# MEA - McGrath Limited



## System (17 November 2015)

McGrath is an integrated residential real estate services company operating five business units that provide a range of services including residential property sales, property management, mortgage broking, auction services and real estate training. McGrath operates a 'hybrid' business model, which will, following the Acquisition of the Smollen Group, consist of a network of 22 Company Owned Offices and 53 McGrath branded Franchise Offices and generate the majority of its revenue through both commissions and franchise fees.

As a whole, the McGrath Network comprises over 600 Agents and was responsible for sales turnover of approximately $11.6 billion in FY2015 from approximately 11,000 sales. It currently manages approximately 22,700 properties, which McGrath believes have a value of approximately $16.6 billion and McGrath’s Oxygen Home Loans business has 31 mortgage brokers with current loans under management of approximately $2.0 billion.

It is anticipated that MEA will list on the ASX during December 2015.

http://www.mcgrath.com.au


----------



## fanger (26 February 2016)

Does anybody own this? The market didn't seem to like there half yearly reports.


----------



## skc (26 February 2016)

fanger said:


> Does anybody own this? The market didn't seem to like there half yearly reports.




I haven't really followed this closely. On a casual first glance the numbers didn't look too different from those in the prospectus. I do note however that the float had troubles initially and started tanking from day 1. So clearly meeting the numbers were not going to be enough.

Here's an AFR article attributing the fall to housing bubble fears (help spread by AFR no less).



> It's unclear what spooked investors in the results, but in his presentation to analysts, Mr McGrath highlighted a number of short-term challenges to the housing market including APRA regulatory changes, a slowdown in Chinese buying activity, the volatility in the stock market and concerns about possible changes to negative gearing.
> 
> He also threw in a caveat to the group achieving its full year prospectus forecast, saying they were "subject to challenging market conditions".
> 
> ...


----------



## fanger (23 March 2016)

Bell direct has a price target of $2.25 after the results although I saw Roger Montgomery interviewed about the stock and he reckons its only worth a $1. I think rogers intrinsic values are full of **** so maybe some where in between. I picked up some recently as I don't think its a bad business.


----------



## skc (15 April 2016)

fanger said:


> Bell direct has a price target of $2.25 after the results although I saw Roger Montgomery interviewed about the stock and he reckons its only worth a $1. I think rogers intrinsic values are full of **** so maybe some where in between. I picked up some recently as I don't think its a bad business.

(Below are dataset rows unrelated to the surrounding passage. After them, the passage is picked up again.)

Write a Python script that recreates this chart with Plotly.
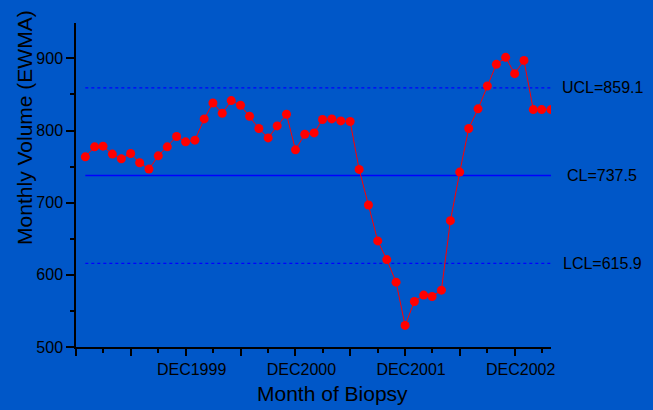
import pandas as pd
import plotly.graph_objects as go

BG = '#0057C8'
FONT = 'Liberation Sans, Arial, sans-serif'

# monthly EWMA values, Jan 1999 .. Apr 2003
months = pd.date_range('1999-01-01', periods=52, freq='MS')
ewma = [
    763.5, 777.4, 778.3, 767.3, 760.8, 768.2, 755.3, 746.5, 764.9, 777.4, 791.7, 784.3,
    786.6, 816.1, 838.2, 824.0, 841.5, 835.0, 819.8, 802.8, 789.8, 806.4, 822.6, 773.2,
    794.9, 796.7, 815.2, 816.1, 813.3, 812.5, 746.1, 696.8, 647.0, 621.1, 589.9, 529.9,
    563.1, 571.9, 570.0, 578.8, 675.1, 742.4, 802.8, 830.0, 861.7, 891.7, 901.4, 878.8,
    897.2, 829.0, 829.0, 829.0,
]

limit_names = ['UCL', 'CL', 'LCL']
limit_values = [859.1, 737.5, 615.9]
limit_dash = ['dot', 'solid', 'dot']

tick_dates = ['1998-12-01', '1999-06-01', '1999-12-01', '2000-06-01', '2000-12-01',
              '2001-06-01', '2001-12-01', '2002-06-01', '2002-12-01']
tick_labels = ['', '', 'DEC1999', '', 'DEC2000', '', 'DEC2001', '', 'DEC2002']

fig = go.Figure()

for name, val, dash in zip(limit_names, limit_values, limit_dash):
    fig.add_trace(go.Scatter(
        x=[months[0], months[-1]], y=[val, val], mode='lines',
        line=dict(color='#0000FF', width=1.5 if dash == 'solid' else 1.2, dash=dash),
        hoverinfo='skip', showlegend=False
    ))
    fig.add_annotation(
        x=1.1077, xref='paper', y=val, yref='y', text=f'{name}={val}',
        showarrow=False, xanchor='center', yanchor='middle',
        font=dict(size=16, color='black', family=FONT)
    )

fig.add_trace(go.Scatter(
    x=months, y=ewma, mode='lines+markers',
    line=dict(color='#FF0000', width=1),
    marker=dict(color='#FF0000', size=9),
    showlegend=False
))

fig.add_annotation(
    x=-0.109, xref='paper', y=0.677, yref='paper', text='Monthly Volume (EWMA)',
    textangle=-90, showarrow=False, xanchor='center', yanchor='middle',
    font=dict(size=21, color='black', family=FONT)
)
fig.add_annotation(
    x=0.54, xref='paper', y=-0.143, yref='paper', text='Month of Biopsy',
    showarrow=False, xanchor='center', yanchor='middle',
    font=dict(size=21, color='black', family=FONT)
)

fig.update_xaxes(
    range=['1998-12-01', '2003-04-01'],
    tickmode='array', tickvals=tick_dates, ticktext=tick_labels,
    ticks='outside', ticklen=7, tickwidth=1.5, tickcolor='black',
    ticklabelshift=6,
    showline=True, linecolor='black', linewidth=1.5,
    showgrid=False, zeroline=False,
    tickfont=dict(size=16, color='black', family=FONT),
    minor=dict(tickmode='linear', tick0='1998-12-01', dtick='M3',
               ticks='outside', ticklen=4, tickcolor='black', tickwidth=1.5, showgrid=False)
)
fig.update_yaxes(
    range=[500, 949],
    tickmode='linear', tick0=500, dtick=100,
    ticks='outside', ticklen=8, tickwidth=1.5, tickcolor='black',
    showline=True, linecolor='black', linewidth=1.5,
    showgrid=False, zeroline=False,
    tickfont=dict(size=16, color='black', family=FONT),
    minor=dict(tickmode='linear', tick0=550, dtick=100,
               ticks='outside', ticklen=4, tickcolor='black', tickwidth=1.5, showgrid=False)
)

fig.update_layout(
    width=653, height=410,
    margin=dict(l=76, r=102, t=23, b=63),
    paper_bgcolor=BG, plot_bgcolor=BG,
    font=dict(family=FONT, color='black'),
    showlegend=False
)

# drop the browser's default body margin so the figure fills the window
fig.write_html('out.html', config={'displayModeBar': False},
               post_script="document.body.style.margin='0';document.body.style.overflow='hidden';")
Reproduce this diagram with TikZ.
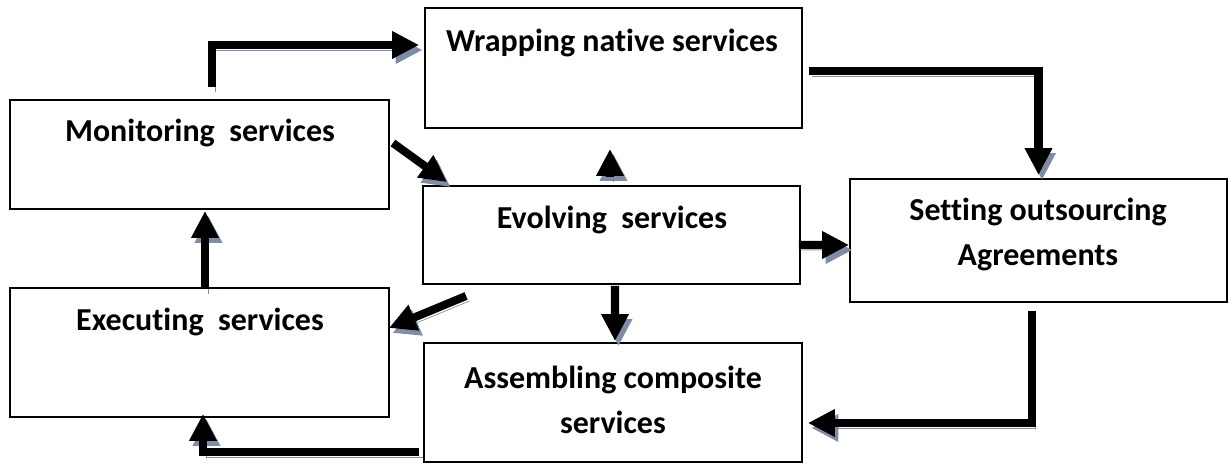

Trading halt... to review prospectus forecasts. I am guessing it is not an upward revision! 

Barely 6 weeks since the half year report no less. Even the majority owner John McGrath himself topped up last month so he's just as in the dark.

Interesting that most commentary I've read revolves around how the earning multiple was too high... as opposed to problems with the earnings itself. 

Senate inquiry!


----------



## notting (18 April 2016)

> floated in December and entered a trading halt on Friday, said it expected a 25 per cent to 35 per cent decline in listings in western Sydney compared to what its prospectus forecasts were. It also said there would be a continued reduction in Chinese buyer activity in the north western Sydney region. These factors would hit earnings in the order of $3 million to $4 million.





Stinks


----------



## satanoperca (10 February 2017)

RE is always a winner.
realestate.com.au is worth $4.3B
news corp $9.7B
betcha Mc Grath is dirty he had to sell a share to Murdoch


----------



## Miner (11 February 2017)

fanger said:


> Bell direct has a price target of $2.25 after the results although I saw Roger Montgomery interviewed about the stock and he reckons its only worth a $1. I think rogers intrinsic values are full of **** so maybe somewhere in between. I picked up some recently as I don't think its a bad business.



Just browsing MEA site to see what my learned ASF mates have said about this.
Well, Bell Potter has now put a hold with predicted price of 80 cents. Reading Fanger's post, I believe the same company predicted $2.25 TP for MEA one year back when Montgomery predicted its intrinsic value less than $1. So after one year whose prediction is sxxx ? I personally have no confidence in BP predictions. In fact when BP tells sell I tend to buy and vice versa. 
Forget past prediction, has any one got a better picture for MEA ? It is almost at its lowest value.


----------



## greggles (6 November 2017)

McGrath punished today after warning that its full-year earnings will be lower than expected.

Currently down around 17% to 50.5c.

http://www.news.com.au/finance/busi...e/news-story/3fbf1d93f826ad2ae170a939c8c09007


----------



## greggles (20 June 2018)

Aqualand Group has taken a 15% stake in McGrath Limited through a placement of 25,189,880 shares at 42.5c per share. The placement will take place in two tranches, with the second tranche of 11,568,042 shares subject to ordinary shareholder approval. The two companies have entered into a strategic relationship to explore opportunities for both groups to work more closely together on prestige project marketing opportunities.

It's been a rough ride for McGrath over the last 10 months with its share price having fallen from 80c to 33c, where it finally found some support. The announcement today has its share price a nice lift but it remains to be seen whether it can maintain any momentum in the short term.


----------



## shoeshineshare (25 February 2020)

McGrath (ASX:MEA) first half results included a net loss after tax of $1m. “Turnaround … initiatives … Growing … Optimising … productivity …” worked on the market, the share price going up ten per cent, but there’s still a long way to undo the last few years.


----------